=== Problem statement ===
Please, without the pictures, retype exactly the lines from the start of the material through the line that holds "import pandas as pd".

=== Raw data ===
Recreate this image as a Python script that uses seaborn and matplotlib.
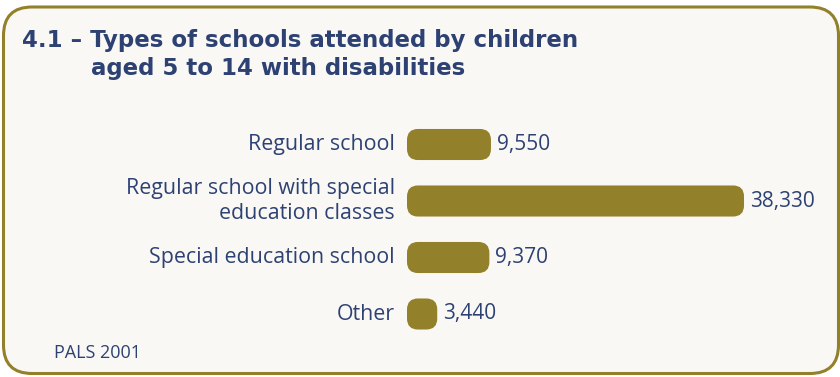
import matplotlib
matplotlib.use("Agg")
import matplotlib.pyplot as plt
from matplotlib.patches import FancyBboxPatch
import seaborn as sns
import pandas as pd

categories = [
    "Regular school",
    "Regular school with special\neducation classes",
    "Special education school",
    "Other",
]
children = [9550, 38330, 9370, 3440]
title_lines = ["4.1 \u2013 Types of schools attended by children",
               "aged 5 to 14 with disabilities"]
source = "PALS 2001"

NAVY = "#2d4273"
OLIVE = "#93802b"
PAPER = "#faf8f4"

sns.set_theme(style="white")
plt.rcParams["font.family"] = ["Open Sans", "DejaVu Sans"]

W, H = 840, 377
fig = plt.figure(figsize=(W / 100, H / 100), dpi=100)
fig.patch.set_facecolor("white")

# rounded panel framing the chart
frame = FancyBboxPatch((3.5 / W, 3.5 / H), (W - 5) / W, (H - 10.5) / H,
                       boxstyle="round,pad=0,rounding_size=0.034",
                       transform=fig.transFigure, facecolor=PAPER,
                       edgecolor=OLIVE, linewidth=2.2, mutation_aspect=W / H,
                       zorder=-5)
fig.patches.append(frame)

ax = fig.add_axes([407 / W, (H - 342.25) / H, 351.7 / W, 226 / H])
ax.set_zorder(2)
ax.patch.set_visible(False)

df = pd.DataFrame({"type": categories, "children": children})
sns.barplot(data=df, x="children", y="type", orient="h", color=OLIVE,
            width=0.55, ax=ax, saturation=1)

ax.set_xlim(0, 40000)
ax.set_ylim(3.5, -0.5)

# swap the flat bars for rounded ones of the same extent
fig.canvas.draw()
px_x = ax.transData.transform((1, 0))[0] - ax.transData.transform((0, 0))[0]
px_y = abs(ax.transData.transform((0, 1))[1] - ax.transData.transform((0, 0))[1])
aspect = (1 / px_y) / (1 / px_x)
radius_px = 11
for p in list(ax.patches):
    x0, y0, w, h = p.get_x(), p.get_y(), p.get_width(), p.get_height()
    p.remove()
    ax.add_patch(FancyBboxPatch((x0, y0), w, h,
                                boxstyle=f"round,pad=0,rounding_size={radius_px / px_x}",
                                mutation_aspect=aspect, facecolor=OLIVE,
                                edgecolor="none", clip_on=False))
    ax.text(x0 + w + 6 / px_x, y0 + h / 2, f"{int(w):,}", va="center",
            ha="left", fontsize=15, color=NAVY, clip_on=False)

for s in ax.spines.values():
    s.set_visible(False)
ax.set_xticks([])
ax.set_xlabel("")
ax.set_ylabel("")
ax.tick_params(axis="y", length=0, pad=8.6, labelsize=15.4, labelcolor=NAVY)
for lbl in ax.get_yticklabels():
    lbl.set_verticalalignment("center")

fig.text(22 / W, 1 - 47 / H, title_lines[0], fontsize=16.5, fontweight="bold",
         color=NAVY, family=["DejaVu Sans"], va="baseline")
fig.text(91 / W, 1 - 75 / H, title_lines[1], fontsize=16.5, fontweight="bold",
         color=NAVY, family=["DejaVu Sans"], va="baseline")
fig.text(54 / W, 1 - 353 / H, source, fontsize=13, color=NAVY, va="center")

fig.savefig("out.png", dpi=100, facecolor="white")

=== Final result ===
Recreate this image as a Python script that uses seaborn and matplotlib.
import matplotlib
matplotlib.use("Agg")
import matplotlib.pyplot as plt
from matplotlib.patches import FancyBboxPatch
import seaborn as sns
import pandas as pd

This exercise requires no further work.